A sense of community and sorority is visible when she adopts or integrates the work of other artists who have shared (and still share) the same anxieties, reflected in her creative work. From recovering a work by Paula Rego, in her series about abortion, to the section Mulheres na BD that she designed for the fanzine Decadente, featuring a selection of female comic book authors, a kind of quasi-Warburgian archive is built up, based on a feminist imaginary applied to post-modern and post-dictatorial Portugal. The rhizomes behind this image library break out of “dialogical universes” which, by operating within the contradictions of the bourgeois public arena, openly and playfully lay bare its imaginary flaws and allow us – creatively, collectively and critically – to reflect on the issues that Alice Geirinhas has been tackling throughout her career: “sexuality, gender identity, resisting the historical, the politics of the private and the poetics of the political,” according to the curator.
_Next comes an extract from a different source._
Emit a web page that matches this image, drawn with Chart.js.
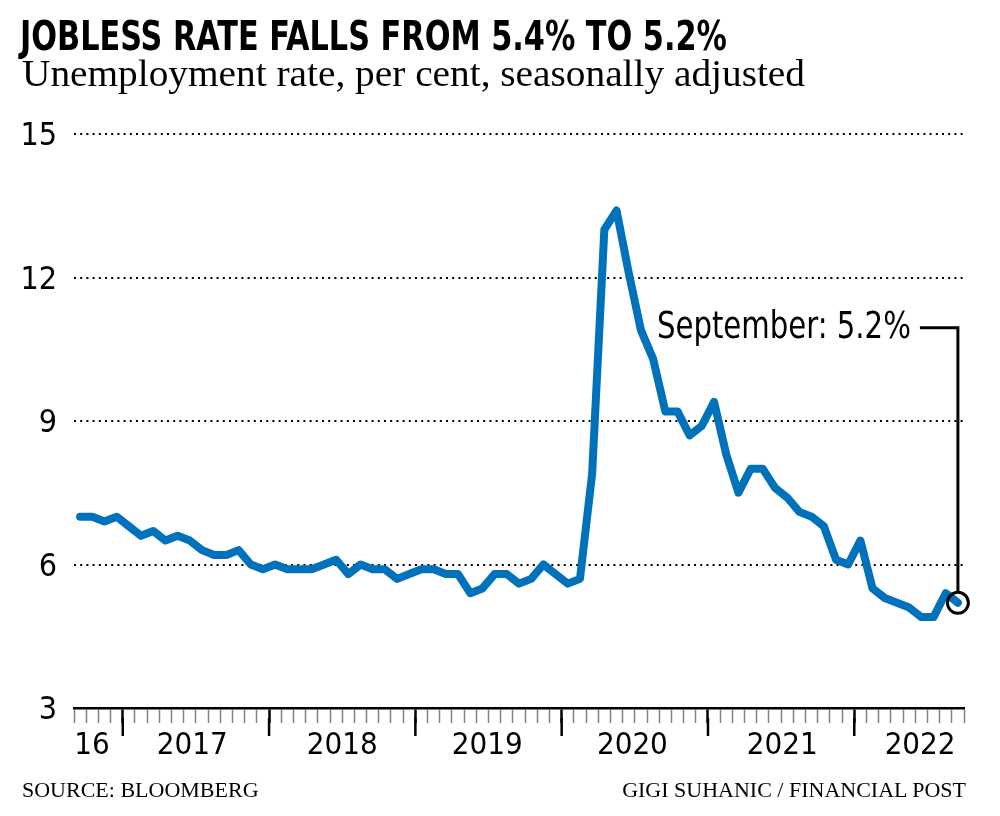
<!DOCTYPE html>
<html>
<head>
<meta charset="utf-8">
<script src="https://cdn.jsdelivr.net/npm/chart.js@4.4.0/dist/chart.umd.min.js"></script>
<style>
  html, body { margin: 0; padding: 0; background: #fff; }
  #wrap { position: relative; width: 1000px; height: 816px; overflow: hidden; }
  #chart { position: absolute; left: 0; top: 0; }
  .txt { position: absolute; white-space: nowrap; line-height: 1; color: #000; transform-origin: 0 0; }
  #title { left: 20px; top: 13px; font: bold 40px "Liberation Sans Narrow", "DejaVu Sans Condensed", sans-serif; }
  #subtitle { left: 22px; top: 51px; font: 38px "Liberation Serif", serif; }
  #source { left: 22px; top: 777px; font: 22px "Liberation Serif", serif; }
  #credit { right: 34px; top: 777px; font: 22px "Liberation Serif", serif; transform-origin: 100% 0; }
</style>
</head>
<body>
<div id="wrap">
  <canvas id="chart" width="1000" height="816"></canvas>
  <div class="txt" id="title">JOBLESS RATE FALLS FROM 5.4% TO 5.2%</div>
  <div class="txt" id="subtitle">Unemployment rate, per cent, seasonally adjusted</div>
  <div class="txt" id="source">SOURCE: BLOOMBERG</div>
  <div class="txt" id="credit">GIGI SUHANIC / FINANCIAL POST</div>
</div>
<script>
// Monthly data, Sep 2016 - Sep 2022
const months = [
    'Sep 2016', 'Oct 2016', 'Nov 2016', 'Dec 2016',
    'Jan 2017', 'Feb 2017', 'Mar 2017', 'Apr 2017', 'May 2017', 'Jun 2017', 'Jul 2017', 'Aug 2017', 'Sep 2017', 'Oct 2017', 'Nov 2017', 'Dec 2017',
    'Jan 2018', 'Feb 2018', 'Mar 2018', 'Apr 2018', 'May 2018', 'Jun 2018', 'Jul 2018', 'Aug 2018', 'Sep 2018', 'Oct 2018', 'Nov 2018', 'Dec 2018',
    'Jan 2019', 'Feb 2019', 'Mar 2019', 'Apr 2019', 'May 2019', 'Jun 2019', 'Jul 2019', 'Aug 2019', 'Sep 2019', 'Oct 2019', 'Nov 2019', 'Dec 2019',
    'Jan 2020', 'Feb 2020', 'Mar 2020', 'Apr 2020', 'May 2020', 'Jun 2020', 'Jul 2020', 'Aug 2020', 'Sep 2020', 'Oct 2020', 'Nov 2020', 'Dec 2020',
    'Jan 2021', 'Feb 2021', 'Mar 2021', 'Apr 2021', 'May 2021', 'Jun 2021', 'Jul 2021', 'Aug 2021', 'Sep 2021', 'Oct 2021', 'Nov 2021', 'Dec 2021',
    'Jan 2022', 'Feb 2022', 'Mar 2022', 'Apr 2022', 'May 2022', 'Jun 2022', 'Jul 2022', 'Aug 2022', 'Sep 2022'
];
const rates = [
    7.0, 7.0, 6.9, 7.0,
    6.8, 6.6, 6.7, 6.5, 6.6, 6.5, 6.3, 6.2, 6.2, 6.3, 6.0, 5.9,
    6.0, 5.9, 5.9, 5.9, 6.0, 6.1, 5.8, 6.0, 5.9, 5.9, 5.7, 5.8,
    5.9, 5.9, 5.8, 5.8, 5.4, 5.5, 5.8, 5.8, 5.6, 5.7, 6.0, 5.8,
    5.6, 5.7, 7.9, 13.0, 13.4, 12.1, 10.9, 10.3, 9.2, 9.2, 8.7, 8.9,
    9.4, 8.3, 7.5, 8.0, 8.0, 7.6, 7.4, 7.1, 7.0, 6.8, 6.1, 6.0,
    6.5, 5.5, 5.3, 5.2, 5.1, 4.9, 4.9, 5.4, 5.2
];
const yTicks = [3, 6, 9, 12, 15];
const yearLabels = ['16', '2017', '2018', '2019', '2020', '2021', '2022'];
const yearLabelAt = [0.98, 9.2, 21.5, 33.4, 45.3, 57.6, 68.9];   // month index where each label sits

const BLUE = '#0071bb';
const NARROW = '"Liberation Sans Narrow", "DejaVu Sans Condensed", sans-serif';
const last = rates.length - 1;
const calloutY = 10.95;

// month boundaries: tick i sits before months[i]
const isJan = i => i < months.length && months[i].startsWith('Jan');

const calloutPlugin = {
    id: 'callout',
    afterDraw(chart) {
        const ctx = chart.ctx;
        const xs = chart.scales.x, ys = chart.scales.y;

        // longer year ticks
        ctx.save();
        ctx.strokeStyle = '#000';
        ctx.lineWidth = 2.5;
        for (let i = 0; i < months.length; i++) {
            if (!isJan(i)) continue;
            const px = xs.getPixelForValue(i - 0.5);
            ctx.beginPath();
            ctx.moveTo(px, xs.top + 10);
            ctx.lineTo(px, xs.top + 28);
            ctx.stroke();
        }

        // September label and connector
        const px = xs.getPixelForValue(last);
        const py = ys.getPixelForValue(rates[last]);
        const ly = ys.getPixelForValue(calloutY);
        ctx.lineWidth = 3;
        ctx.beginPath();
        ctx.moveTo(px - 38, ly);
        ctx.lineTo(px, ly);
        ctx.lineTo(px, py - 10);
        ctx.stroke();

        const text = months[last].split(' ')[0].replace('Sep', 'September') + ': ' + rates[last].toFixed(1) + '%';
        ctx.fillStyle = '#000';
        ctx.font = '37px ' + NARROW;
        ctx.textAlign = 'right';
        ctx.textBaseline = 'middle';
        const w = ctx.measureText(text).width;
        ctx.translate(px - 47, ly + 1);
        ctx.scale(254 / w, 1);
        ctx.fillText(text, 0, 0);
        ctx.restore();
    }
};

new Chart(document.getElementById('chart'), {
    type: 'line',
    data: {
        datasets: [
            {
                data: rates.map((v, i) => ({ x: i, y: v })),
                borderColor: BLUE,
                borderWidth: 8,
                borderJoinStyle: 'round',
                borderCapStyle: 'round',
                pointRadius: 0,
                tension: 0,
                order: 2
            },
            {
                data: [{ x: last, y: rates[last] }],
                showLine: false,
                pointRadius: 10.5,
                pointBorderWidth: 3,
                pointBorderColor: '#000',
                pointBackgroundColor: 'rgba(0,0,0,0)',
                clip: false,
                order: 1
            }
        ]
    },
    options: {
        responsive: false,
        animation: false,
        devicePixelRatio: 1,
        layout: { padding: { top: 134, right: 36, left: 0, bottom: 0 } },
        plugins: { legend: { display: false }, tooltip: { enabled: false } },
        scales: {
            x: {
                type: 'linear',
                min: -0.5,
                max: months.length - 0.5,
                weight: 0,
                afterBuildTicks: s => { s.ticks = months.map((m, i) => ({ value: i - 0.5 })).concat([{ value: months.length - 0.5 }]); },
                ticks: { display: false },
                grid: {
                    drawOnChartArea: false,
                    drawTicks: true,
                    tickLength: 15,
                    tickColor: c => isJan(c.index) ? '#000' : '#808080',
                    tickWidth: c => isJan(c.index) ? 2.5 : 1.5
                },
                border: { display: true, color: '#000', width: 2.5 },
                afterFit: s => { s.height = 15; }
            },
            x2: {
                type: 'linear',
                position: 'bottom',
                min: -0.5,
                max: months.length - 0.5,
                weight: 1,
                afterBuildTicks: s => { s.ticks = yearLabelAt.map(v => ({ value: v })); },
                ticks: {
                    callback: (v, i) => yearLabels[i],
                    font: { family: NARROW, size: 31 },
                    color: '#000',
                    padding: 4,
                    maxRotation: 0,
                    autoSkip: false
                },
                grid: { display: false, drawTicks: false },
                border: { display: false },
                afterFit: s => { s.height = 93; }
            },
            y: {
                min: 3,
                max: 15,
                afterBuildTicks: s => { s.ticks = yTicks.map(v => ({ value: v })); },
                ticks: { font: { family: NARROW, size: 32 }, color: '#000', padding: 17, labelOffset: 3 },
                grid: {
                    color: c => c.tick && c.tick.value === 3 ? 'rgba(0,0,0,0)' : '#000',
                    lineWidth: 2,
                    drawTicks: false
                },
                border: { display: false, dash: [2, 4.2] },
                afterFit: s => { s.width = 74; }
            }
        }
    },
    plugins: [calloutPlugin]
});

// stretch headline texts to the widths they have in the print graphic
function fit(id, target) {
    const el = document.getElementById(id);
    el.style.transform = 'none';
    const w = el.getBoundingClientRect().width;
    el.style.transform = 'scaleX(' + (target / w) + ')';
}
document.fonts.ready.then(() => {
    fit('title', 707);
    fit('subtitle', 783);
});
fit('title', 707);
fit('subtitle', 783);
</script>
</body>
</html>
As a final note, Geirinhas’ work clearly connects with materialist, class-conscious artistic research. Her creative work, on display in this exhibition, is not guided by the logic or criteria of the institutional system and the art market. On the contrary, it moves in tandem in the counter-public, independent and proletarian realm and allows an alternative archive to be built to the one we have access to. Understanding that the site of artistic transformation is the site of political transformation, Alice Geirinhas’ artistic output and research can become an ideal field for building the neglected surrealist, expressionist, existentialist or feminist historiographies called for by Hayden White (1978) in The Burden of History. As well as understanding Geirinhas’ work, her preference for a collective and circular authorial output admits to us that feminist liberation is anti-capitalist.
Alice Geirinhas’ Existem Pedras nos Olhos is on show at Galerias Municipais de Lisboas – Galeria Quadrum until April 28, 2024.